Dear friends, they rose, but they did not collapse.  They stayed put, they took on a little light color at the top and a beautiful deep gold color on the bottoms, they worked. With a little adjustment to the amount of buttermilk, the second batch worked even better, and the last batch was the gold standard, the perfect balance of ingredients, handling and timing.  I would not have to serve hockey pucks to the knitterinas.  We would have scones with butter and jam (including some truly gorgeous apricot-canteloupe jam made by Miriam).  We would be well-fed for the trip to Wool Market.  Life would be good.  It was, too.

Of course, this startling display of competency did nothing to reassure me that the pies would turn out edible.  It would take more fretting, more reassurance from Snow and Kristi that the pie crust scraps did not chew like bubblegum and were tasty to boot, the actual assembly (including the mixing of fruit and sugar and thickener, which is, truthfully, the most relaxing part of putting it all together) and baking of the pies, and the assurance of all at dinner that they really, really liked the pie, to convince me that maybe, just maybe, I could bake at altitude after all.

In hindsight, three hours of altitude sickness seems like a small price to pay for such deep satisfaction.

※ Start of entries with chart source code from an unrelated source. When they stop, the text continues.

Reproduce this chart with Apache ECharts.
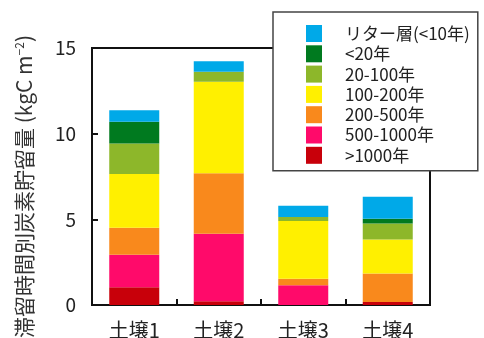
<!DOCTYPE html>
<html>
<head>
<meta charset="utf-8">
<script src="https://cdn.jsdelivr.net/npm/echarts@6/dist/echarts.min.js"></script>
<style>
  html, body { margin: 0; padding: 0; background: #fff; }
  #chart { width: 484px; height: 338px; }
</style>
</head>
<body>
<div id="chart"></div>
<script>
// Soil carbon stocks split by residence time class (kgC m^-2)
const categories = ['土壌1', '土壌2', '土壌3', '土壌4'];

// Stack order: bottom (oldest) to top (litter layer)
const over1000   = [1.04, 0.22, 0.00, 0.18];
const y500_1000  = [1.90, 3.94, 1.16, 0.00];
const y200_500   = [1.57, 3.53, 0.37, 1.66];
const y100_200   = [3.14, 5.34, 3.37, 1.99];
const y20_100    = [1.78, 0.58, 0.24, 0.93];
const under20    = [1.26, 0.00, 0.00, 0.28];
const litter     = [0.68, 0.61, 0.66, 1.28];

const seriesNames = ['>1000年', '500-1000年', '200-500年', '100-200年', '20-100年', '<20年', 'リター層(<10年)'];
const seriesData  = [over1000, y500_1000, y200_500, y100_200, y20_100, under20, litter];
const seriesColors = ['#c8000a', '#ff0a6a', '#f9891c', '#fff000', '#8db72a', '#007a1f', '#00a9e8'];

const yTicks = [0, 5, 10, 15];

const FONT = '"Noto Sans CJK JP", "Noto Sans", sans-serif';

const chart = echarts.init(document.getElementById('chart'), null, { renderer: 'canvas' });

chart.setOption({
  animation: false,
  backgroundColor: '#ffffff',
  textStyle: { fontFamily: FONT },
  grid: {
    left: 92, right: 54, top: 48, bottom: 33,
    outerBoundsMode: 'none',
    show: true, borderColor: '#111', borderWidth: 2, backgroundColor: 'transparent'
  },
  legend: {
    left: 273, top: 12,
    orient: 'vertical',
    data: seriesNames.slice().reverse(),
    itemWidth: 16, itemHeight: 17, itemGap: 3.3,
    padding: [13, 8, 7, 33],
    borderColor: '#444', borderWidth: 1.5,
    backgroundColor: '#fff',
    textStyle: { fontSize: 17, color: '#222', fontFamily: FONT, padding: [0, 0, 0, 18] },
    selectedMode: false,
    icon: 'rect'
  },
  xAxis: {
    type: 'category',
    data: categories,
    axisLine: { lineStyle: { color: '#111', width: 2 } },
    axisTick: { show: true, inside: true, length: 6, alignWithLabel: false, lineStyle: { color: '#111', width: 2 } },
    axisLabel: { fontSize: 20, color: '#222', margin: 15, fontFamily: FONT }
  },
  yAxis: {
    type: 'value',
    min: yTicks[0], max: yTicks[yTicks.length - 1], interval: 5,
    axisLine: { show: true, lineStyle: { color: '#111', width: 2 } },
    axisTick: { show: true, inside: true, length: 6, lineStyle: { color: '#111', width: 2 } },
    splitLine: { show: false },
    axisLabel: { fontSize: 19, color: '#222', margin: 16, fontFamily: FONT },
    name: '{a|滞留時間別炭素貯留量 (kgC m}{s|−2}{a|)}',
    nameLocation: 'middle',
    nameGap: 57,
    nameRotate: 90,
    nameTextStyle: {
      padding: [0, 20, 0, 0],
      rich: {
        a: { fontSize: 21, color: '#333', fontFamily: FONT },
        s: { fontSize: 12, color: '#333', fontFamily: FONT, padding: [0, 0, 10, 0] }
      }
    }
  },
  series: seriesNames.map((name, i) => ({
    name: name,
    type: 'bar',
    stack: 'total',
    barWidth: 50,
    data: seriesData[i],
    itemStyle: { color: seriesColors[i] }
  }))
});
</script>
</body>
</html>
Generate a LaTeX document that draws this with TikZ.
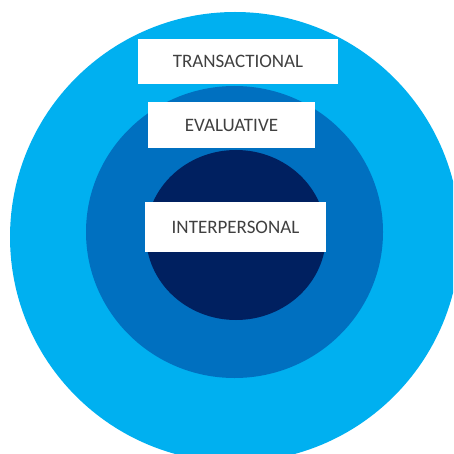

Note:  If you are wondering how I could spend a weekend in the company of so many new friends, only to drop a few thousand words on nothing but my own personal baking neuroses, I promise that it’s not because I’m a loathsome solipsist (even though I’m sure plenty of you would confirm that I am, and I would thank you for it smile.  It’s just that I had the pleasure of meeting a lot of people, but I did not have the foresight to unpack my notebook and get everybody’s URLs and email addresses.  I am crossing my fingers that at least one of my traveling companions was more scrupulous about getting the list of attendees than I was, so that I may shamelessly crib from their notes and give proper shoutouts to everybody without accidentally leaving anybody out.  Said proper shoutouts will probably occur upon my return to New York on Wednesday night.  Until then, dear friends.